BREGMAN DEVELOPING NEW 'SCARFACE'
UNIVERSAL FILM WOULD DRAW ELEMENTS FROM BOTH PREVIOUS FILM VERSIONS
It looks like that
recent Scarface cast reunion may have gotten
Martin Bregman thinking about a new version of
Scarface.
Deadline's Mike Fleming reports tonight that he's heard that Universal Pictures has been meeting with writers to work out a new take on
Scarface, to be produced by Bregman and
Marc Shmuger, who recently started his own production company, Global Produce. (Shmuger was vice chairman at Universal in 2005, when he visited the set of
Brian De Palma's
The Black Dahlia in Bulgaria.

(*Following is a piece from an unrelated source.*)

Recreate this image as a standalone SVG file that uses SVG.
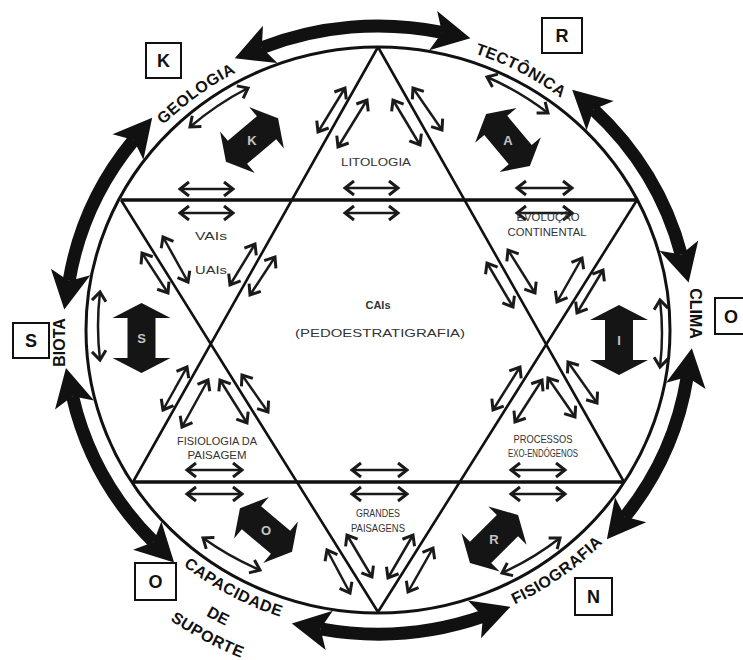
<svg xmlns="http://www.w3.org/2000/svg" width="743" height="660" viewBox="0 0 743 660">
<defs>
<style>
.ln{fill:none;stroke:#111}
.circ{stroke-width:3}
.tri{stroke-width:2.6}
.hl{stroke-width:3.6}
.ta{fill:none;stroke:#1a1a1a;stroke-width:2.5;marker-start:url(#ah);marker-end:url(#ah)}
.big{fill:none;stroke:#111;stroke-width:13;marker-start:url(#bh);marker-end:url(#bh)}
.bx{fill:#fff;stroke:#111;stroke-width:2}
.bxt{font-family:"Liberation Sans",Arial,sans-serif;font-weight:bold;font-size:18px;fill:#111;text-anchor:middle}
.lab{font-family:"Liberation Sans",Arial,sans-serif;font-weight:bold;font-size:16px;fill:#111;text-anchor:middle}
.in{font-family:"Liberation Sans",Arial,sans-serif;font-size:11px;fill:#333;text-anchor:middle}
.arw{fill:#151515}
.al{font-family:"Liberation Sans",Arial,sans-serif;font-weight:bold;font-size:13px;fill:#c4c4c4;text-anchor:middle}
</style>
<marker id="ah" viewBox="-13 -11 18 22" refX="0" refY="0" markerWidth="18" markerHeight="22" markerUnits="userSpaceOnUse" orient="auto-start-reverse">
<path d="M-9,-7 L0,0 L-9,7" fill="none" stroke="#1a1a1a" stroke-width="3"/>
</marker>
<marker id="bh" viewBox="-10 -23 44 46" refX="0" refY="0" markerWidth="44" markerHeight="46" markerUnits="userSpaceOnUse" orient="auto-start-reverse">
<path d="M-9,-20 L29,0 L-9,20 L0,0 Z" fill="#111"/>
</marker>
<polygon id="dv" points="0,-35 29,-20 14,-20 14,20 29,20 0,35 -29,20 -14,20 -14,-20 -29,-20"/>
<polygon id="dt" points="0,-34 27,-19 15,-19 15,19 27,19 0,34 -27,19 -15,19 -15,-19 -27,-19"/>
<path id="pGeo" d="M95.1,230.1 A301,292 0 0 1 357,38.7"/>
<path id="pTec" d="M351.8,39.1 A301,292 0 0 1 642.8,191.1"/>
<path id="pCap" d="M108.7,481 A311,302 0 0 0 392.1,631.7"/>
<path id="pDe" d="M83.6,495.5 A340,331 0 0 0 393.4,660.7"/>
<path id="pSup" d="M63.6,507 A363,354 0 0 0 394.5,683.6"/>
<path id="pFis" d="M405.4,633.8 A314,305 0 0 0 667,449.2"/>
</defs>

<rect width="743" height="660" fill="#fff"/>

<g id="star">
<ellipse class="ln circ" cx="378" cy="330" rx="292" ry="283"/>
<path class="ln tri" d="M378,47 L133,482 M378,47 L624,482 M121,200 L378,612 M637,200 L378,612"/>
<path class="ln hl" d="M121,200 H637 M133,482 H624"/>
</g>

<g id="connectors">
<g id="outer-arrows">
<path class="big" d="M261.8,47.7 A313,304 0 0 1 442,32.4"/>
<path class="big" d="M593.5,109.5 A313,304 0 0 1 681.2,254.4"/>
<path class="big" d="M687.2,377 A313,304 0 0 1 625,516.7"/>
<path class="big" d="M483,616.4 A313,304 0 0 1 320.4,628.8"/>
<path class="big" d="M153.6,541.9 A313,304 0 0 1 72.5,396.3"/>
<path class="big" d="M69.1,280.9 A313,304 0 0 1 133.7,140"/>
</g>
<g id="thin-arrows">
<path class="ta" d="M180,189 H233"/>
<path class="ta" d="M180,213 H233"/>
<path class="ta" d="M345,188 H398"/>
<path class="ta" d="M345,213 H398"/>
<path class="ta" d="M517,188 H572"/>
<path class="ta" d="M517,213 H572"/>
<path class="ta" d="M187,470 H242"/>
<path class="ta" d="M187,494 H242"/>
<path class="ta" d="M352,470 H407"/>
<path class="ta" d="M352,494 H407"/>
<path class="ta" d="M511,470 H565"/>
<path class="ta" d="M511,494 H565"/>

<path class="ta" d="M318,132 L345,88"/>
<path class="ta" d="M338,147 L367,100"/>
<path class="ta" d="M413,88 L442,130"/>
<path class="ta" d="M393,100 L420,145"/>

<path class="ta" d="M142,253 L168,293"/>
<path class="ta" d="M163,237 L188,282"/>
<path class="ta" d="M230,285 L255,244"/>
<path class="ta" d="M250,295 L275,257"/>
<path class="ta" d="M163,410 L187,367"/>
<path class="ta" d="M182,427 L208,380"/>
<path class="ta" d="M220,380 L247,423"/>
<path class="ta" d="M242,375 L268,412"/>

<path class="ta" d="M487,263 L513,307"/>
<path class="ta" d="M508,250 L535,293"/>
<path class="ta" d="M557,302 L582,258"/>
<path class="ta" d="M577,313 L603,270"/>
<path class="ta" d="M493,410 L520,367"/>
<path class="ta" d="M515,422 L542,380"/>
<path class="ta" d="M548,378 L575,417"/>
<path class="ta" d="M568,362 L597,403"/>

<path class="ta" d="M327,550 L350,593"/>
<path class="ta" d="M347,535 L372,577"/>
<path class="ta" d="M413,535 L388,578"/>
<path class="ta" d="M433,548 L408,592"/>

<path class="ta" d="M190,127 Q216.6,104.1 248,88"/>
<path class="ta" d="M487,77 Q519.7,91.2 548,113"/>
<path class="ta" d="M100,292 Q96,326 100,360"/>
<path class="ta" d="M660,300 Q664,333.5 660,367"/>
<path class="ta" d="M203,538 Q229.5,557 260,570"/>
<path class="ta" d="M502,573 Q533.2,558.8 560,538"/>
</g>
</g>

<g id="big-K"><use href="#dt" class="arw" transform="translate(252,140) rotate(50)"/><text class="al" x="252" y="145">K</text></g>
<g id="big-A"><use href="#dt" class="arw" transform="translate(508,140) rotate(-40)"/><text class="al" x="508" y="145">A</text></g>
<g id="big-S"><use href="#dv" class="arw" transform="translate(141.5,338)"/><text class="al" x="141.5" y="343">S</text></g>
<g id="big-I"><use href="#dv" class="arw" transform="translate(619,340)"/><text class="al" x="619" y="345">I</text></g>
<g id="big-O"><use href="#dt" class="arw" transform="translate(266,530) rotate(-50)"/><text class="al" x="266" y="535">O</text></g>
<g id="big-R"><use href="#dt" class="arw" transform="translate(494,539) rotate(45)"/><text class="al" x="494" y="544">R</text></g>

<g id="geologia"><text class="lab" letter-spacing="0.5"><textPath href="#pGeo" startOffset="50%">GEOLOGIA</textPath></text></g>
<g id="tectonica"><text class="lab" letter-spacing="0.5"><textPath href="#pTec" startOffset="50%">TECTÔNICA</textPath></text></g>
<g id="clima"><text class="lab" transform="translate(690,313.5) rotate(90)">CLIMA</text></g>
<g id="biota"><text class="lab" transform="translate(65,342.5) rotate(-90)">BIOTA</text></g>
<g id="fisiografia"><text class="lab" letter-spacing="0.5"><textPath href="#pFis" startOffset="50%">FISIOGRAFIA</textPath></text></g>
<g id="capacidade">
<text class="lab" letter-spacing="0.5"><textPath href="#pCap" startOffset="50%">CAPACIDADE</textPath></text>
<text class="lab"><textPath href="#pDe" startOffset="50%">DE</textPath></text>
<text class="lab" letter-spacing="0.5"><textPath href="#pSup" startOffset="50%">SUPORTE</textPath></text>
</g>

<g id="box-K"><rect class="bx" x="146" y="43" width="35" height="35"/><text class="bxt" x="163.5" y="67">K</text></g>
<g id="box-R"><rect class="bx" x="542" y="18" width="40" height="35"/><text class="bxt" x="562" y="42">R</text></g>
<g id="box-S"><rect class="bx" x="13" y="323" width="36" height="35"/><text class="bxt" x="31" y="347">S</text></g>
<g id="box-O-right"><rect class="bx" x="715" y="298" width="40" height="36"/><text class="bxt" x="731" y="322.5">O</text></g>
<g id="box-O-left"><rect class="bx" x="135" y="563" width="41" height="37"/><text class="bxt" x="155.5" y="588">O</text></g>
<g id="box-N"><rect class="bx" x="575" y="578" width="37" height="37"/><text class="bxt" x="593.5" y="603">N</text></g>

<g id="litologia"><text class="in" x="376" y="166" font-size="12.5" textLength="70" lengthAdjust="spacingAndGlyphs">LITOLOGIA</text></g>
<g id="vais"><text class="in" x="211" y="240" font-size="15" textLength="32" lengthAdjust="spacingAndGlyphs">VAIs</text></g>
<g id="uais"><text class="in" x="211" y="274" font-size="15" textLength="32" lengthAdjust="spacingAndGlyphs">UAIs</text></g>
<g id="evolucao">
<text class="in" x="548" y="221" textLength="63" lengthAdjust="spacingAndGlyphs">EVOLUÇÃO</text>
<text class="in" x="547" y="236" textLength="79" lengthAdjust="spacingAndGlyphs">CONTINENTAL</text>
</g>
<g id="cais">
<text class="in" x="378" y="309" font-size="15" font-weight="bold" fill="#111">CAIs</text>
<text class="in" x="380" y="337" font-size="14" textLength="170" lengthAdjust="spacingAndGlyphs">(PEDOESTRATIGRAFIA)</text>
</g>
<g id="fisiologia">
<text class="in" x="217" y="445" textLength="80" lengthAdjust="spacingAndGlyphs">FISIOLOGIA DA</text>
<text class="in" x="217" y="459" textLength="59" lengthAdjust="spacingAndGlyphs">PAISAGEM</text>
</g>
<g id="grandes">
<text class="in" x="378" y="517" textLength="44" lengthAdjust="spacingAndGlyphs">GRANDES</text>
<text class="in" x="378" y="532" textLength="54" lengthAdjust="spacingAndGlyphs">PAISAGENS</text>
</g>
<g id="processos">
<text class="in" x="543" y="443" font-size="10" textLength="59" lengthAdjust="spacingAndGlyphs">PROCESSOS</text>
<text class="in" x="543" y="457" font-size="10" textLength="70" lengthAdjust="spacingAndGlyphs">EXO-ENDÓGENOS</text>
</g>
</svg>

Shmuger was so impressed by what he was seeing there that he picked up the distribution rights to that film for Universal.)
This new
Scarface "is not intended to be a remake or a sequel," writes Fleming. "It will take the common elements of the first two films: an outsider, an immigrant, barges his way into the criminal establishment in pursuit of a twisted version of the American dream, becoming a kingpin through a campaign of ruthlessness and violent ambition. The studio is keeping the specifics of where the new Tony character comes from under wraps at the moment, but ethnicity and geography were important in the first two versions."